**What you are asked to do:**
Can you copy out the data exactly? Leave the images out.

——

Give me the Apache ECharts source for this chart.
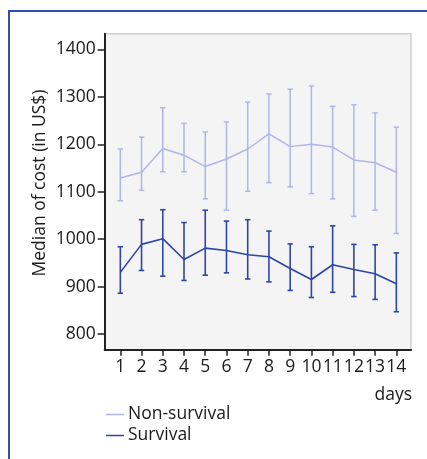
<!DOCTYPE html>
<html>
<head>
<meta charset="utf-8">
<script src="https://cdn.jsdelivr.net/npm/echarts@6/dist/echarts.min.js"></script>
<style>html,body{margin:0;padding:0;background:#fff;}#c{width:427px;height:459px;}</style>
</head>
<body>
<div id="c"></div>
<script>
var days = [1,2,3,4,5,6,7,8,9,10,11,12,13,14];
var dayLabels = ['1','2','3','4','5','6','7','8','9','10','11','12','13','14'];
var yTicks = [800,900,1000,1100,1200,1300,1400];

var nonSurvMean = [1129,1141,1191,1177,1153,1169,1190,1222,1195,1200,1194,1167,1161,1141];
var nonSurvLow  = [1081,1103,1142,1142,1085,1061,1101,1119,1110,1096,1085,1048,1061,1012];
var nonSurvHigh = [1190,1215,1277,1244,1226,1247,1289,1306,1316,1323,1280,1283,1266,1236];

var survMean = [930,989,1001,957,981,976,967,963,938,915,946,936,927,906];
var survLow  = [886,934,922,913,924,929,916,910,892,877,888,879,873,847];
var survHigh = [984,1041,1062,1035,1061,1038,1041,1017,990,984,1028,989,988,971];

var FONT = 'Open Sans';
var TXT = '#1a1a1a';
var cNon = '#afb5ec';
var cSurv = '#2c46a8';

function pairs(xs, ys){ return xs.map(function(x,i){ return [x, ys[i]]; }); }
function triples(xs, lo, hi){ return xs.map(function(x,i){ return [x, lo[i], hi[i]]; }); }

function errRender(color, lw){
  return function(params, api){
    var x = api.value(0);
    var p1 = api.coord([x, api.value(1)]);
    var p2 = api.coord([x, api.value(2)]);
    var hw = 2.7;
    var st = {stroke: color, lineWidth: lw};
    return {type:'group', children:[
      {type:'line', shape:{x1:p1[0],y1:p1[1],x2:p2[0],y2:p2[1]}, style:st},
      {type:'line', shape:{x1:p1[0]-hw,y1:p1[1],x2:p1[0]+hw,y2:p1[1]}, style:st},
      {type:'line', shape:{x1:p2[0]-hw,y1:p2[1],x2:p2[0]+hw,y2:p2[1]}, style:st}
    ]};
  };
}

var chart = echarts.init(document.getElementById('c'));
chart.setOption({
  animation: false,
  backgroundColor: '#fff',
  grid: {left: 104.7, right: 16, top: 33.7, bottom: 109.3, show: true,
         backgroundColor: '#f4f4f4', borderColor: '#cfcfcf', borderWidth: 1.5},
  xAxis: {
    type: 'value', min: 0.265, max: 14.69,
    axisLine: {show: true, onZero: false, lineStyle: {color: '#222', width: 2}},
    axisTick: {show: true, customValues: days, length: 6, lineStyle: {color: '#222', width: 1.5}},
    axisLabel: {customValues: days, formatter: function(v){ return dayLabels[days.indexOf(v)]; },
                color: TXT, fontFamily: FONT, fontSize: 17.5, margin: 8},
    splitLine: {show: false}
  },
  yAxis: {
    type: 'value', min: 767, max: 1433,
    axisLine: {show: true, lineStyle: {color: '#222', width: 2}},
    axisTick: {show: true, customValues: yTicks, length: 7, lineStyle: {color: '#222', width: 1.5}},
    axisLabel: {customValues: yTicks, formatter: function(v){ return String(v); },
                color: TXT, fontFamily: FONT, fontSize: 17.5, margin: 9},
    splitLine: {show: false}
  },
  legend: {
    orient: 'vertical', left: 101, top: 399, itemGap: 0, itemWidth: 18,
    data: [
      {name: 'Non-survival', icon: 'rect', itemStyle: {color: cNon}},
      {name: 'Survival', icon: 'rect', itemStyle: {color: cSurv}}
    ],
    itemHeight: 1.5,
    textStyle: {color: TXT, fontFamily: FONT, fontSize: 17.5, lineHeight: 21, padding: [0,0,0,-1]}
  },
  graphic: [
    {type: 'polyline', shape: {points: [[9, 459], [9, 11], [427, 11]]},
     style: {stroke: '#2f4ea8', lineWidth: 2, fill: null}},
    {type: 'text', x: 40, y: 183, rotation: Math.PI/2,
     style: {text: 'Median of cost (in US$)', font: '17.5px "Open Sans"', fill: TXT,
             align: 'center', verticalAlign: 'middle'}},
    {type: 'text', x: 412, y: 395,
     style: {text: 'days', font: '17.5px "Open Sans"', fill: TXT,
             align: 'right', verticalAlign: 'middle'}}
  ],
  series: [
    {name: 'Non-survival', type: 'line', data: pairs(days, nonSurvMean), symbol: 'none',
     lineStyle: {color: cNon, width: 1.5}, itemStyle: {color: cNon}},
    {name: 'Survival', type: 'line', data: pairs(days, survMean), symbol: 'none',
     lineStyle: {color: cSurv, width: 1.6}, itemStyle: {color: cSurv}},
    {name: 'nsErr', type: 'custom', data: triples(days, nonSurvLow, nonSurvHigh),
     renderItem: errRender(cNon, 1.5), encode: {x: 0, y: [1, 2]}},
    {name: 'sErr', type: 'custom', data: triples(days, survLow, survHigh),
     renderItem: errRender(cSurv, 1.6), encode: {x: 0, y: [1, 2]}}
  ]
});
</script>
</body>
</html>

——

**Exercise answer:**
Give me the Apache ECharts source for this chart.
<!DOCTYPE html>
<html>
<head>
<meta charset="utf-8">
<script src="https://cdn.jsdelivr.net/npm/echarts@6/dist/echarts.min.js"></script>
<style>html,body{margin:0;padding:0;background:#fff;}#c{width:427px;height:459px;}</style>
</head>
<body>
<div id="c"></div>
<script>
var days = [1,2,3,4,5,6,7,8,9,10,11,12,13,14];
var dayLabels = ['1','2','3','4','5','6','7','8','9','10','11','12','13','14'];
var yTicks = [800,900,1000,1100,1200,1300,1400];

var nonSurvMean = [1129,1141,1191,1177,1153,1169,1190,1222,1195,1200,1194,1167,1161,1141];
var nonSurvLow  = [1081,1103,1142,1142,1085,1061,1101,1119,1110,1096,1085,1048,1061,1012];
var nonSurvHigh = [1190,1215,1277,1244,1226,1247,1289,1306,1316,1323,1280,1283,1266,1236];

var survMean = [930,989,1001,957,981,976,967,963,938,915,946,936,927,906];
var survLow  = [886,934,922,913,924,929,916,910,892,877,888,879,873,847];
var survHigh = [984,1041,1062,1035,1061,1038,1041,1017,990,984,1028,989,988,971];

var FONT = 'Open Sans';
var TXT = '#1a1a1a';
var cNon = '#afb5ec';
var cSurv = '#2c46a8';

function pairs(xs, ys){ return xs.map(function(x,i){ return [x, ys[i]]; }); }
function triples(xs, lo, hi){ return xs.map(function(x,i){ return [x, lo[i], hi[i]]; }); }

function errRender(color, lw){
  return function(params, api){
    var x = api.value(0);
    var p1 = api.coord([x, api.value(1)]);
    var p2 = api.coord([x, api.value(2)]);
    var hw = 2.7;
    var st = {stroke: color, lineWidth: lw};
    return {type:'group', children:[
      {type:'line', shape:{x1:p1[0],y1:p1[1],x2:p2[0],y2:p2[1]}, style:st},
      {type:'line', shape:{x1:p1[0]-hw,y1:p1[1],x2:p1[0]+hw,y2:p1[1]}, style:st},
      {type:'line', shape:{x1:p2[0]-hw,y1:p2[1],x2:p2[0]+hw,y2:p2[1]}, style:st}
    ]};
  };
}

var chart = echarts.init(document.getElementById('c'));
chart.setOption({
  animation: false,
  backgroundColor: '#fff',
  grid: {left: 104.7, right: 16, top: 33.7, bottom: 109.3, show: true,
         backgroundColor: '#f4f4f4', borderColor: '#cfcfcf', borderWidth: 1.5},
  xAxis: {
    type: 'value', min: 0.265, max: 14.69,
    axisLine: {show: true, onZero: false, lineStyle: {color: '#222', width: 2}},
    axisTick: {show: true, customValues: days, length: 6, lineStyle: {color: '#222', width: 1.5}},
    axisLabel: {customValues: days, formatter: function(v){ return dayLabels[days.indexOf(v)]; },
                color: TXT, fontFamily: FONT, fontSize: 17.5, margin: 8},
    splitLine: {show: false}
  },
  yAxis: {
    type: 'value', min: 767, max: 1433,
    axisLine: {show: true, lineStyle: {color: '#222', width: 2}},
    axisTick: {show: true, customValues: yTicks, length: 7, lineStyle: {color: '#222', width: 1.5}},
    axisLabel: {customValues: yTicks, formatter: function(v){ return String(v); },
                color: TXT, fontFamily: FONT, fontSize: 17.5, margin: 9},
    splitLine: {show: false}
  },
  legend: {
    orient: 'vertical', left: 101, top: 399, itemGap: 0, itemWidth: 18,
    data: [
      {name: 'Non-survival', icon: 'rect', itemStyle: {color: cNon}},
      {name: 'Survival', icon: 'rect', itemStyle: {color: cSurv}}
    ],
    itemHeight: 1.5,
    textStyle: {color: TXT, fontFamily: FONT, fontSize: 17.5, lineHeight: 21, padding: [0,0,0,-1]}
  },
  graphic: [
    {type: 'polyline', shape: {points: [[9, 459], [9, 11], [427, 11]]},
     style: {stroke: '#2f4ea8', lineWidth: 2, fill: null}},
    {type: 'text', x: 40, y: 183, rotation: Math.PI/2,
     style: {text: 'Median of cost (in US$)', font: '17.5px "Open Sans"', fill: TXT,
             align: 'center', verticalAlign: 'middle'}},
    {type: 'text', x: 412, y: 395,
     style: {text: 'days', font: '17.5px "Open Sans"', fill: TXT,
             align: 'right', verticalAlign: 'middle'}}
  ],
  series: [
    {name: 'Non-survival', type: 'line', data: pairs(days, nonSurvMean), symbol: 'none',
     lineStyle: {color: cNon, width: 1.5}, itemStyle: {color: cNon}},
    {name: 'Survival', type: 'line', data: pairs(days, survMean), symbol: 'none',
     lineStyle: {color: cSurv, width: 1.6}, itemStyle: {color: cSurv}},
    {name: 'nsErr', type: 'custom', data: triples(days, nonSurvLow, nonSurvHigh),
     renderItem: errRender(cNon, 1.5), encode: {x: 0, y: [1, 2]}},
    {name: 'sErr', type: 'custom', data: triples(days, survLow, survHigh),
     renderItem: errRender(cSurv, 1.6), encode: {x: 0, y: [1, 2]}}
  ]
});
</script>
</body>
</html>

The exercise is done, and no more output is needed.